### [EXERCISE GOAL]
Single out the lines that include the word "this". Copy them.

--- Start of DATA EXTRACT ---

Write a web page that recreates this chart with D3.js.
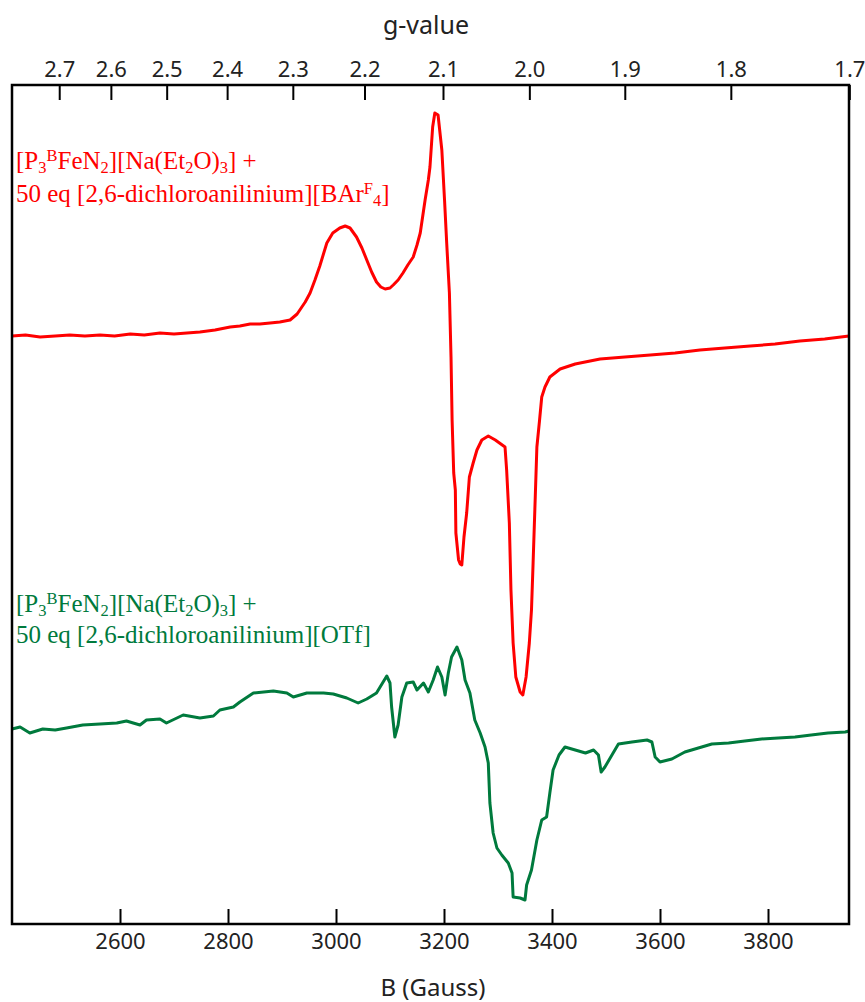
<!DOCTYPE html>
<html>
<head>
<meta charset="utf-8">
<script src="https://cdn.jsdelivr.net/npm/d3@7/dist/d3.min.js"></script>
<style>
  html, body { margin: 0; padding: 0; background: #fff; }
  svg { display: block; }
</style>
</head>
<body>
<svg id="chart" width="865" height="1002"></svg>
<script>
// ---------------- data ----------------
const fieldDomain = [2400, 3950];               // B (Gauss)
const fieldTicks = [2600, 2800, 3000, 3200, 3400, 3600, 3800];
const gTicks = [2.7, 2.6, 2.5, 2.4, 2.3, 2.2, 2.1, 2.0, 1.9, 1.8, 1.7];
const microwaveGHz = 9.40;                      // B = h*nu/(muB*g)
const intensityDomain = [0, 839];

// Red trace: [P3BFeN2][Na(Et2O)3] + 50 eq [2,6-dichloroanilinium][BArF4]
const redOffset = 588;
const redB = [2400,2425,2452,2480,2507,2535,2563,2590,2619,2645,2674,2700,2748,2776,2804,2822,2841,2859,2878,2896,2915,2928,2933,2943,2952,2961,2970,2983,2994,3007,3017,3026,3038,3048,3057,3066,3075,3083,3091,3100,3106,3115,3124,3133,3143,3150,3156,3165,3171,3174,3179,3183,3189,3193,3196,3201,3205,3210,3213,3215,3218,3221,3222,3227,3230,3233,3237,3242,3247,3254,3261,3270,3282,3295,3313,3316,3321,3324,3328,3333,3341,3346,3352,3358,3362,3365,3369,3372,3377,3381,3387,3396,3415,3443,3489,3535,3582,3628,3674,3720,3767,3813,3859,3905,3950];
const redI = [0,1,-1,0,1,0,1,0,2,1,3,2,4,6,9,10,12,12,13,14,16,22,26,34,43,56,70,93,103,108,110,108,99,88,76,64,54,49,47,48,51,56,63,71,79,91,103,136,156,169,209,223,221,201,186,136,93,43,-21,-84,-137,-154,-197,-224,-228,-229,-201,-177,-141,-127,-114,-104,-100,-104,-111,-134,-187,-254,-307,-341,-356,-359,-341,-307,-274,-227,-161,-111,-84,-61,-51,-41,-33,-28,-23,-21,-19,-17,-14,-12,-10,-8,-5,-3,0];

// Green trace: [P3BFeN2][Na(Et2O)3] + 50 eq [2,6-dichloroanilinium][OTf]
const greenOffset = 195;
const greenB = [2400,2415,2433,2457,2480,2501,2531,2563,2594,2612,2637,2649,2674,2686,2717,2748,2773,2785,2810,2822,2847,2884,2909,2921,2946,2977,2995,3020,3041,3057,3075,3094,3100,3103,3109,3115,3122,3131,3143,3150,3162,3171,3180,3188,3196,3202,3208,3214,3224,3233,3239,3248,3257,3267,3276,3282,3285,3291,3298,3307,3319,3326,3328,3341,3350,3353,3362,3372,3381,3390,3396,3402,3413,3424,3443,3462,3477,3486,3491,3498,3511,3523,3548,3576,3585,3591,3600,3622,3646,3671,3696,3727,3757,3788,3819,3850,3880,3911,3943,3950];
const greenI = [0,2,-4,0,-1,1,4,5,6,8,4,9,10,6,14,11,13,19,22,27,36,38,36,32,36,36,35,31,26,30,36,53,46,22,-8,4,32,46,47,39,46,37,49,62,52,34,56,72,82,69,49,36,9,-4,-18,-34,-74,-104,-119,-126,-134,-144,-168,-169,-171,-156,-141,-111,-91,-88,-64,-41,-26,-18,-21,-24,-21,-26,-43,-38,-26,-15,-13,-11,-13,-28,-33,-30,-23,-19,-15,-14,-12,-10,-9,-8,-6,-4,-3,-2];

const xLabel = "B (Gauss)";
const topLabel = "g-value";

(function draw() {
  const svg = d3.select("#chart");
  const mLeft = 12, mRight = 849, mTop = 85, mBottom = 924;
  const x = d3.scaleLinear().domain(fieldDomain).range([mLeft, mRight]);
  const y = d3.scaleLinear().domain(intensityDomain).range([mBottom, mTop]);
  const gToB = g => 714.4775 * microwaveGHz / g;

  const axisFont = "'Noto Sans', 'Open Sans', sans-serif";
  const serif = "'Liberation Serif', 'Times New Roman', serif";

  const lineGen = d3.line().x(d => x(d[0])).y(d => y(d[1]));
  const redData = redB.map((b, i) => [b, redOffset + redI[i]]);
  const greenData = greenB.map((b, i) => [b, greenOffset + greenI[i]]);

  svg.append("path").datum(greenData).attr("d", lineGen)
    .attr("fill", "none").attr("stroke", "#007a3d").attr("stroke-width", 3).attr("stroke-linejoin", "round");
  svg.append("path").datum(redData).attr("d", lineGen)
    .attr("fill", "none").attr("stroke", "#ff0000").attr("stroke-width", 3).attr("stroke-linejoin", "round");

  const bAxis = svg.append("g").attr("transform", `translate(0,${mBottom})`)
    .call(d3.axisBottom(x).tickValues(fieldTicks).tickFormat(d3.format("d"))
      .tickSizeInner(-15).tickSizeOuter(0).tickPadding(9));
  bAxis.select(".domain").remove();
  bAxis.selectAll("line").attr("stroke", "#000").attr("stroke-width", 2);
  bAxis.selectAll("text").attr("font-family", axisFont).attr("font-size", 22).attr("fill", "#222");

  const tAxis = svg.append("g").attr("transform", `translate(0,${mTop})`)
    .call(d3.axisTop(x).tickValues(gTicks.map(gToB)).tickFormat((d, i) => d3.format(".1f")(gTicks[i]))
      .tickSizeInner(-15).tickSizeOuter(0).tickPadding(8));
  tAxis.select(".domain").remove();
  tAxis.selectAll("line").attr("stroke", "#000").attr("stroke-width", 2);
  tAxis.selectAll("text").attr("font-family", axisFont).attr("font-size", 22).attr("fill", "#222");

  svg.append("rect").attr("x", mLeft).attr("y", mTop).attr("width", mRight - mLeft).attr("height", mBottom - mTop)
    .attr("fill", "none").attr("stroke", "#000").attr("stroke-width", 2.5);

  svg.append("text").attr("x", 433).attr("y", 996).attr("text-anchor", "middle")
    .attr("font-family", axisFont).attr("font-size", 24).attr("fill", "#222").text(xLabel);
  svg.append("text").attr("x", 426).attr("y", 34).attr("text-anchor", "middle")
    .attr("font-family", axisFont).attr("font-size", 25).attr("fill", "#222").text(topLabel);

  function richLine(xPos, yPos, parts, color) {
    const t = svg.append("text").attr("x", xPos).attr("y", yPos)
      .attr("font-family", serif).attr("font-size", 25).attr("fill", color);
    parts.forEach(p => {
      const s = t.append("tspan").text(p.t);
      if (p.sub) s.attr("font-size", 16.5).attr("baseline-shift", "-25%");
      if (p.sup) s.attr("font-size", 16.5).attr("baseline-shift", "45%");
    });
  }
  const line1 = [{t: "[P"}, {t: "3", sub: true}, {t: "B", sup: true}, {t: "FeN"}, {t: "2", sub: true},
    {t: "][Na(Et"}, {t: "2", sub: true}, {t: "O)"}, {t: "3", sub: true}, {t: "] +"}];
  const redLine2 = [{t: "50 eq [2,6-dichloroanilinium][BAr"}, {t: "F", sup: true}, {t: "4", sub: true}, {t: "]"}];
  const greenLine2 = [{t: "50 eq [2,6-dichloroanilinium][OTf]"}];

  richLine(16, 169, line1, "#ff0000");
  richLine(16, 202, redLine2, "#ff0000");
  richLine(16, 612, line1, "#007a3d");
  richLine(16, 643, greenLine2, "#007a3d");
})();
</script>
</body>
</html>
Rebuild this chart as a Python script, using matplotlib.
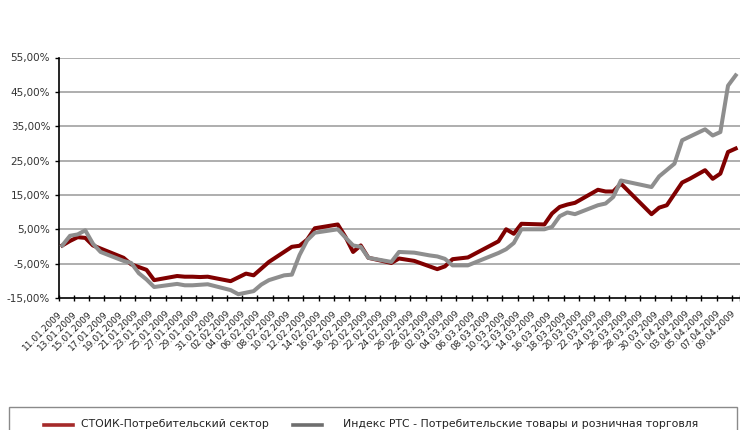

--- End of DATA EXTRACT ---

### [TASK OUTPUT]
Write a web page that recreates this chart with D3.js.
Rebuild this chart as a Python script, using matplotlib.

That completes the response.